[Begin SUPPLIED MATERIAL]
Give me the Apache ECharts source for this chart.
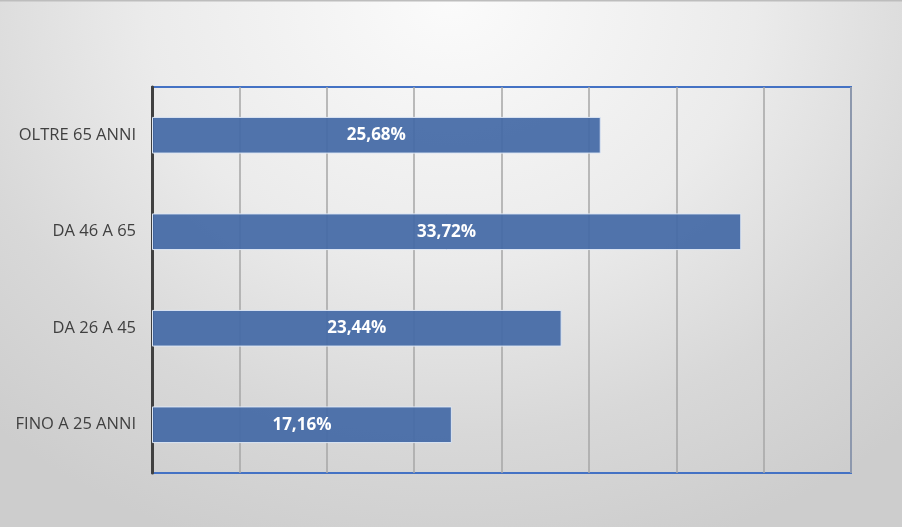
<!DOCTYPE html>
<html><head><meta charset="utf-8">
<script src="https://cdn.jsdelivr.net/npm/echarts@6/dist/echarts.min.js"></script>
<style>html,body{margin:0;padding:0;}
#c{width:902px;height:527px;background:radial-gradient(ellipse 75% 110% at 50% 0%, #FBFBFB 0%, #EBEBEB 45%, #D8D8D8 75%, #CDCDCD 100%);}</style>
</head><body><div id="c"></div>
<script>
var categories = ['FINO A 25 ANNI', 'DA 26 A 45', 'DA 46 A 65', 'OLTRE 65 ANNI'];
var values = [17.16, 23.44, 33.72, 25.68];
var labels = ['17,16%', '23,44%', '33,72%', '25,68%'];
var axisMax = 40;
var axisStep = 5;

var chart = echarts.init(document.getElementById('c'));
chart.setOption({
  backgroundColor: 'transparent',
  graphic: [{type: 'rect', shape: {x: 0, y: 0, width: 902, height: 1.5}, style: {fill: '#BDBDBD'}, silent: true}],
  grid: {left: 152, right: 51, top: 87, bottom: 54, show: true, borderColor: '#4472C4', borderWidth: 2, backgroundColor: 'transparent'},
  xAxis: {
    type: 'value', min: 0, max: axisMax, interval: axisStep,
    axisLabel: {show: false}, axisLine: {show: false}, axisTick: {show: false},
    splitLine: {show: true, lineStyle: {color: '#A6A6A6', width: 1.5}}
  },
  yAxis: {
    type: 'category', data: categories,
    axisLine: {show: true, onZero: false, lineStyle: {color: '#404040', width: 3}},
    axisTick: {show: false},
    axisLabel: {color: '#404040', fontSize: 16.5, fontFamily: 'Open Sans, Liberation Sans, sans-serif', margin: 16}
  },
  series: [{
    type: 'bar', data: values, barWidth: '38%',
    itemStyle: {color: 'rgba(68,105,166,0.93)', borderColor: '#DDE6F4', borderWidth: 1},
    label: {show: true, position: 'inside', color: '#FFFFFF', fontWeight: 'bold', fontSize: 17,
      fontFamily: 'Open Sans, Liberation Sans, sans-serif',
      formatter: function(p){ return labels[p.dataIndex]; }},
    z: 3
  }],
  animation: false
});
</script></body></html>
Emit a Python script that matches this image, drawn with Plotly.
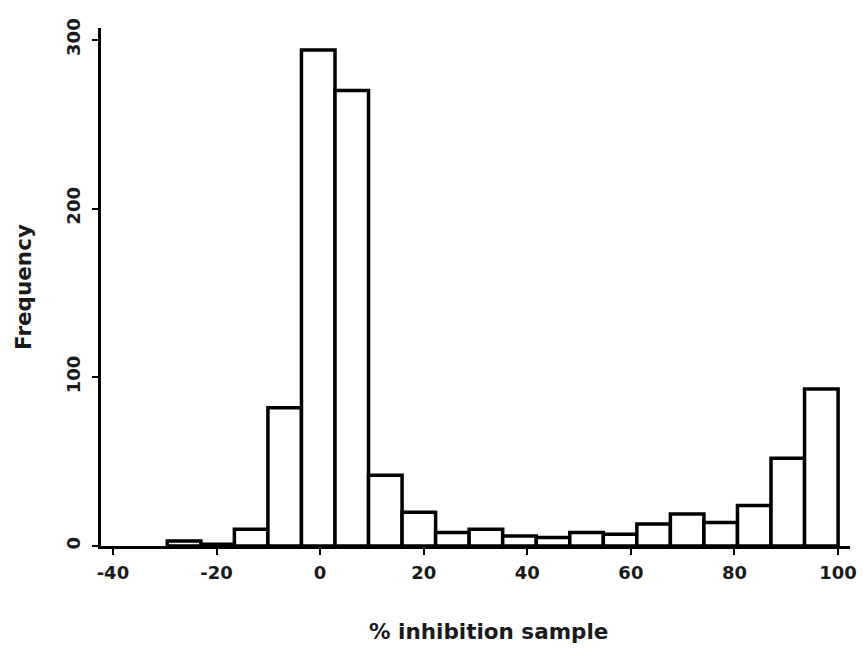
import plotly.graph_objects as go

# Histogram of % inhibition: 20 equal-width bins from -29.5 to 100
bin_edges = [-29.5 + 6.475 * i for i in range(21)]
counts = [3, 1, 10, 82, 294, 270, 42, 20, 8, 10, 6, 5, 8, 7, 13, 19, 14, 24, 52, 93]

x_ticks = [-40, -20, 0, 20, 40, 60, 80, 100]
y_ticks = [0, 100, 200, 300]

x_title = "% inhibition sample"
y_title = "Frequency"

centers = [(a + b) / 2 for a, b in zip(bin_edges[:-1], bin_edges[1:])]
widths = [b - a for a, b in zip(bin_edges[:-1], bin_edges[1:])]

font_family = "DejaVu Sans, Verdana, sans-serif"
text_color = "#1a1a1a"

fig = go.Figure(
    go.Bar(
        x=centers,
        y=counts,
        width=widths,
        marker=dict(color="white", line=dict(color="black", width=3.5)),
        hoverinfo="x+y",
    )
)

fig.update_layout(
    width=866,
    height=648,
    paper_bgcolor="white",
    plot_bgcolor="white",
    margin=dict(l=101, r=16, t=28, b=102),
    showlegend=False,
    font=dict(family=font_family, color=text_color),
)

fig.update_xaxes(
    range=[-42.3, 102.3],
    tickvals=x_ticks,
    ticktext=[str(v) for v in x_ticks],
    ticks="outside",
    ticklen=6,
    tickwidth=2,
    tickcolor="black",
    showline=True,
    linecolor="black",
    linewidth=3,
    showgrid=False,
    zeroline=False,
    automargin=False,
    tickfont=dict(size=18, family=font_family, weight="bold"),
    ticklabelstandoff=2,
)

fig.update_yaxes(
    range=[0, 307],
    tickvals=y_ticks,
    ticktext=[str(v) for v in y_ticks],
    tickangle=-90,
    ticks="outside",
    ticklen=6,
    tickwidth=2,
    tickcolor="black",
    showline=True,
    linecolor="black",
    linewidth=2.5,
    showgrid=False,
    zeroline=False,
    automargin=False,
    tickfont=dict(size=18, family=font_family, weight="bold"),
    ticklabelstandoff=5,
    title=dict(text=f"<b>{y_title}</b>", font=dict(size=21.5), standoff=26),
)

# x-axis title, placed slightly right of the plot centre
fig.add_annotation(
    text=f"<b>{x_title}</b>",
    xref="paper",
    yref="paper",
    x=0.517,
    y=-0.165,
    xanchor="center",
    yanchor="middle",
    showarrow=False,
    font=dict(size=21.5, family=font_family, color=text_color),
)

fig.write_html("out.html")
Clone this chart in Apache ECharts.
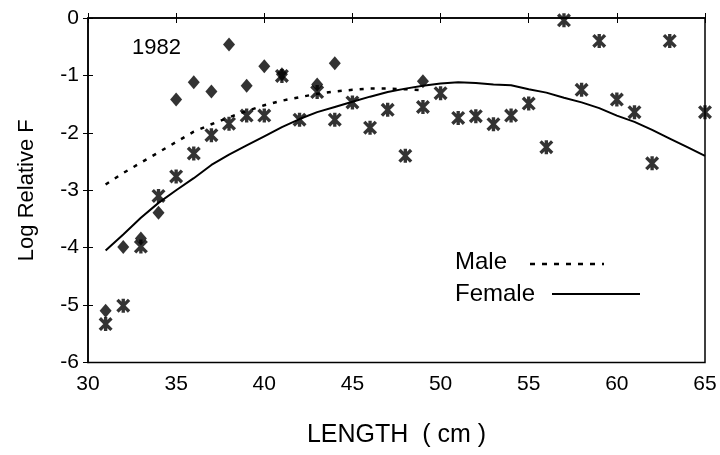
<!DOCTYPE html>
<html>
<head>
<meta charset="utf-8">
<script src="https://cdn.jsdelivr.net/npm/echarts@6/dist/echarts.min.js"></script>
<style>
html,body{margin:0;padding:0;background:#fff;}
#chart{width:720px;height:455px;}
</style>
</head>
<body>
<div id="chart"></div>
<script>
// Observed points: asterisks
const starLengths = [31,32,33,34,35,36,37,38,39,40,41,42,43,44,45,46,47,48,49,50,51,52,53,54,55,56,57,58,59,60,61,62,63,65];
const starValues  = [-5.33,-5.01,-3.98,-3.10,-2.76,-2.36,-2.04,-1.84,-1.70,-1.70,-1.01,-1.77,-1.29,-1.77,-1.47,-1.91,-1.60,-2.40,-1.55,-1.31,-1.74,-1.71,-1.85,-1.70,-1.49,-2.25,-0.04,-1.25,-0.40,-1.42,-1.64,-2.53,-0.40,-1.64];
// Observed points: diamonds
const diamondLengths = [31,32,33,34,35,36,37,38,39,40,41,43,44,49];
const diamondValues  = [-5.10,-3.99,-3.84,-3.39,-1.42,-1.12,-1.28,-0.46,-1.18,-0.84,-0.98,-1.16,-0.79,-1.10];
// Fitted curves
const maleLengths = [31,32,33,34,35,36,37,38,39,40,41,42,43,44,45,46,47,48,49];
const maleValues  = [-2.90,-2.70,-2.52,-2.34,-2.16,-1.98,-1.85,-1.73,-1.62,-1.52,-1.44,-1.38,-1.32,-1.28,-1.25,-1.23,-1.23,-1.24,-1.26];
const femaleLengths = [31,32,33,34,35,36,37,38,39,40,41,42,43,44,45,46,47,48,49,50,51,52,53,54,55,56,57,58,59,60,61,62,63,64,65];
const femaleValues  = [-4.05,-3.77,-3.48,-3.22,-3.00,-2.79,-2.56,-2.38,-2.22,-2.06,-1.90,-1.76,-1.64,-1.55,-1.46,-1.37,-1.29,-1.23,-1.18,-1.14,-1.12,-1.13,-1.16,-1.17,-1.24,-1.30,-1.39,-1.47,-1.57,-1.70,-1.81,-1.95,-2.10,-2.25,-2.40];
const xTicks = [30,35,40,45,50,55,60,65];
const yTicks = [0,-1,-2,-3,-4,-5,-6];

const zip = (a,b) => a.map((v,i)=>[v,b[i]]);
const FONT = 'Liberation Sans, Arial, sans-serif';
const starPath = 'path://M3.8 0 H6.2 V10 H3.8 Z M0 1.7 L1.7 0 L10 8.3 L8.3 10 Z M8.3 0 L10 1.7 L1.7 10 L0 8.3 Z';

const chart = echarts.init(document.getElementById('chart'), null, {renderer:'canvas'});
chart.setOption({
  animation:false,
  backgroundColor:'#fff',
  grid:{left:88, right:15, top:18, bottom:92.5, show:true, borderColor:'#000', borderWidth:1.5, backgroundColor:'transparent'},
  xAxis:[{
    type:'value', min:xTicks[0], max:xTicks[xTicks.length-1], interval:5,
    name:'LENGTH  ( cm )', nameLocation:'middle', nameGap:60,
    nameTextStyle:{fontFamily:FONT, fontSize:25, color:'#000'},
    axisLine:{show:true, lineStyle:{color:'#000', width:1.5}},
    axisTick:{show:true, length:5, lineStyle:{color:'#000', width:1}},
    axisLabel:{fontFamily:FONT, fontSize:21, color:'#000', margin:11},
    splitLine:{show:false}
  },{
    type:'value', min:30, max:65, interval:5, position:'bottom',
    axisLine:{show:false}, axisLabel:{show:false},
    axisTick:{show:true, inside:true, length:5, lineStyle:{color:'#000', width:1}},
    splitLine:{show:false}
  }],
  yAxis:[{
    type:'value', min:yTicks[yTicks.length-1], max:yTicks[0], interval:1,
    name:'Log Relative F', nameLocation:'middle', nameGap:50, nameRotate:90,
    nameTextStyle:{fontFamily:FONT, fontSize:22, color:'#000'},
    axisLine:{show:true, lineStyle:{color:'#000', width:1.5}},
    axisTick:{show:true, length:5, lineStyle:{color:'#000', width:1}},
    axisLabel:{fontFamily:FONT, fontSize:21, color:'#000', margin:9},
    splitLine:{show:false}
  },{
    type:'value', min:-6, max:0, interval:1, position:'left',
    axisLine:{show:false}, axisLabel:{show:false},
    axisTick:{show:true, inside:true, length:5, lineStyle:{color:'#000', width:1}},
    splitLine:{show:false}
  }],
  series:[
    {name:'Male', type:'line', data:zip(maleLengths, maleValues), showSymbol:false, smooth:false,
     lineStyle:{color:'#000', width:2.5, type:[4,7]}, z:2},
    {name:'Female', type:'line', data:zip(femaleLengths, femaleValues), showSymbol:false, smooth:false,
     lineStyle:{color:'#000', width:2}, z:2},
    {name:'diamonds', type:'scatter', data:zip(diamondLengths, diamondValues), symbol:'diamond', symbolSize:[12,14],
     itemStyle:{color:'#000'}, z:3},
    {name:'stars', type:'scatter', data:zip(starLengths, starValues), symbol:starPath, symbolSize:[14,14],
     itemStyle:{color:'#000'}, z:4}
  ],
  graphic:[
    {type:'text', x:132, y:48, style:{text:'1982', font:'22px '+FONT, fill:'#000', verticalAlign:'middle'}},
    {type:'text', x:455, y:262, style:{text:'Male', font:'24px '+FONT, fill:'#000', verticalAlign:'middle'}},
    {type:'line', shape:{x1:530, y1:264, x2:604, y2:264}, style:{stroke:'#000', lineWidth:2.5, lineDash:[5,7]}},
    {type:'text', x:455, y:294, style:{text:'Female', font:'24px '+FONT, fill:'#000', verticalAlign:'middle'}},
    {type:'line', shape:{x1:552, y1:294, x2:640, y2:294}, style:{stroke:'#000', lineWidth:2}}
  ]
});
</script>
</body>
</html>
[End SUPPLIED MATERIAL]
** WHAT IS REQUIRED **
Please restate the material above line by line, exactly, beginning at its first line and ending with the line that contains "var axisStep = 5;", without any pictures.

** ANSWER IN FULL **
Give me the Apache ECharts source for this chart.
<!DOCTYPE html>
<html><head><meta charset="utf-8">
<script src="https://cdn.jsdelivr.net/npm/echarts@6/dist/echarts.min.js"></script>
<style>html,body{margin:0;padding:0;}
#c{width:902px;height:527px;background:radial-gradient(ellipse 75% 110% at 50% 0%, #FBFBFB 0%, #EBEBEB 45%, #D8D8D8 75%, #CDCDCD 100%);}</style>
</head><body><div id="c"></div>
<script>
var categories = ['FINO A 25 ANNI', 'DA 26 A 45', 'DA 46 A 65', 'OLTRE 65 ANNI'];
var values = [17.16, 23.44, 33.72, 25.68];
var labels = ['17,16%', '23,44%', '33,72%', '25,68%'];
var axisMax = 40;
var axisStep = 5;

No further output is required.